> Instructions to follow
Restate all the material verbatim, except for the pictures.

> Given data
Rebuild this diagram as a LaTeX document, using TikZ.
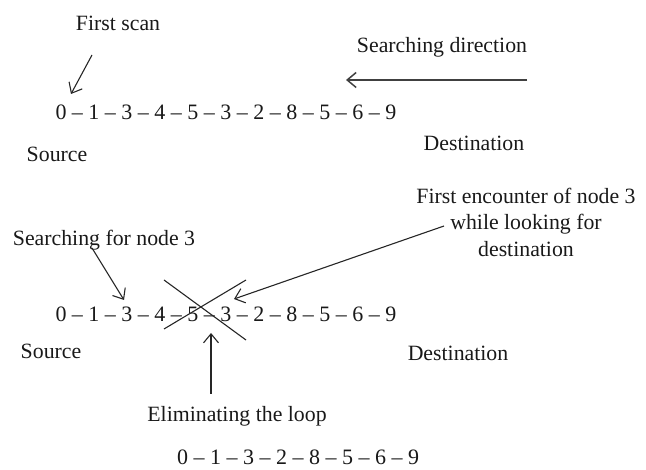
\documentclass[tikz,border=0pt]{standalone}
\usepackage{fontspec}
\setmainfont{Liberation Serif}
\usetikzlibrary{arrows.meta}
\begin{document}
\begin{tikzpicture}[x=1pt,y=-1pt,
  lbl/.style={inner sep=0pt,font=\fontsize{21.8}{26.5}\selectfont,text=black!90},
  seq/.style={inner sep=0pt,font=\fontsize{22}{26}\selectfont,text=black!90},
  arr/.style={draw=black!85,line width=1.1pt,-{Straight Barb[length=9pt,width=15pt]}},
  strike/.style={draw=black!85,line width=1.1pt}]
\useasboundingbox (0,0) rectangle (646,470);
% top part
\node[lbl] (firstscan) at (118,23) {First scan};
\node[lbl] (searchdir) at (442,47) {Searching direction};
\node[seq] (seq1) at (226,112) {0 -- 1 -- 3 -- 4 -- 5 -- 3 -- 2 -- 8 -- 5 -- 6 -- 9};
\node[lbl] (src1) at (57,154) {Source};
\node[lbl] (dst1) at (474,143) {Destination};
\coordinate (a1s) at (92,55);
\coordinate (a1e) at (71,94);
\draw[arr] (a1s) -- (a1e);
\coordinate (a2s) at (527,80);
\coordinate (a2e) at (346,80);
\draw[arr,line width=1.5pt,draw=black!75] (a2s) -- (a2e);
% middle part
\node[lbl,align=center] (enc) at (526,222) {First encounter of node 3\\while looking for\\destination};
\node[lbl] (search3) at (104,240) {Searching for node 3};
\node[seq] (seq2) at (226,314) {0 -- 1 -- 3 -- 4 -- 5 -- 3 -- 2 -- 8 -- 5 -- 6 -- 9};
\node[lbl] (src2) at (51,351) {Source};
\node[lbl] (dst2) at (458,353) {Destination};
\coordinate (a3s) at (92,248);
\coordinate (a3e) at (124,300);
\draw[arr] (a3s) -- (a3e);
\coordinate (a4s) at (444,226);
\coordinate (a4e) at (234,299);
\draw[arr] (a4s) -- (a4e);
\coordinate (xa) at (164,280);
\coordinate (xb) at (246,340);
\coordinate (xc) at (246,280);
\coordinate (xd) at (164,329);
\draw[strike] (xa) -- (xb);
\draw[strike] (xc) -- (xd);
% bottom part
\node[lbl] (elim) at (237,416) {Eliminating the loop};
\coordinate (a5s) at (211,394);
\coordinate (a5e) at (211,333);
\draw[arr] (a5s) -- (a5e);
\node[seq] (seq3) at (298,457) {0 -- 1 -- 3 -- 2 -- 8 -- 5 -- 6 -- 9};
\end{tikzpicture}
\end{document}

> Solution to this exercise
Rebuild this diagram as a LaTeX document, using TikZ.
\documentclass[tikz,border=0pt]{standalone}
\usepackage{fontspec}
\setmainfont{Liberation Serif}
\usetikzlibrary{arrows.meta}
\begin{document}
\begin{tikzpicture}[x=1pt,y=-1pt,
  lbl/.style={inner sep=0pt,font=\fontsize{21.8}{26.5}\selectfont,text=black!90},
  seq/.style={inner sep=0pt,font=\fontsize{22}{26}\selectfont,text=black!90},
  arr/.style={draw=black!85,line width=1.1pt,-{Straight Barb[length=9pt,width=15pt]}},
  strike/.style={draw=black!85,line width=1.1pt}]
\useasboundingbox (0,0) rectangle (646,470);
% top part
\node[lbl] (firstscan) at (118,23) {First scan};
\node[lbl] (searchdir) at (442,47) {Searching direction};
\node[seq] (seq1) at (226,112) {0 -- 1 -- 3 -- 4 -- 5 -- 3 -- 2 -- 8 -- 5 -- 6 -- 9};
\node[lbl] (src1) at (57,154) {Source};
\node[lbl] (dst1) at (474,143) {Destination};
\coordinate (a1s) at (92,55);
\coordinate (a1e) at (71,94);
\draw[arr] (a1s) -- (a1e);
\coordinate (a2s) at (527,80);
\coordinate (a2e) at (346,80);
\draw[arr,line width=1.5pt,draw=black!75] (a2s) -- (a2e);
% middle part
\node[lbl,align=center] (enc) at (526,222) {First encounter of node 3\\while looking for\\destination};
\node[lbl] (search3) at (104,240) {Searching for node 3};
\node[seq] (seq2) at (226,314) {0 -- 1 -- 3 -- 4 -- 5 -- 3 -- 2 -- 8 -- 5 -- 6 -- 9};
\node[lbl] (src2) at (51,351) {Source};
\node[lbl] (dst2) at (458,353) {Destination};
\coordinate (a3s) at (92,248);
\coordinate (a3e) at (124,300);
\draw[arr] (a3s) -- (a3e);
\coordinate (a4s) at (444,226);
\coordinate (a4e) at (234,299);
\draw[arr] (a4s) -- (a4e);
\coordinate (xa) at (164,280);
\coordinate (xb) at (246,340);
\coordinate (xc) at (246,280);
\coordinate (xd) at (164,329);
\draw[strike] (xa) -- (xb);
\draw[strike] (xc) -- (xd);
% bottom part
\node[lbl] (elim) at (237,416) {Eliminating the loop};
\coordinate (a5s) at (211,394);
\coordinate (a5e) at (211,333);
\draw[arr] (a5s) -- (a5e);
\node[seq] (seq3) at (298,457) {0 -- 1 -- 3 -- 2 -- 8 -- 5 -- 6 -- 9};
\end{tikzpicture}
\end{document}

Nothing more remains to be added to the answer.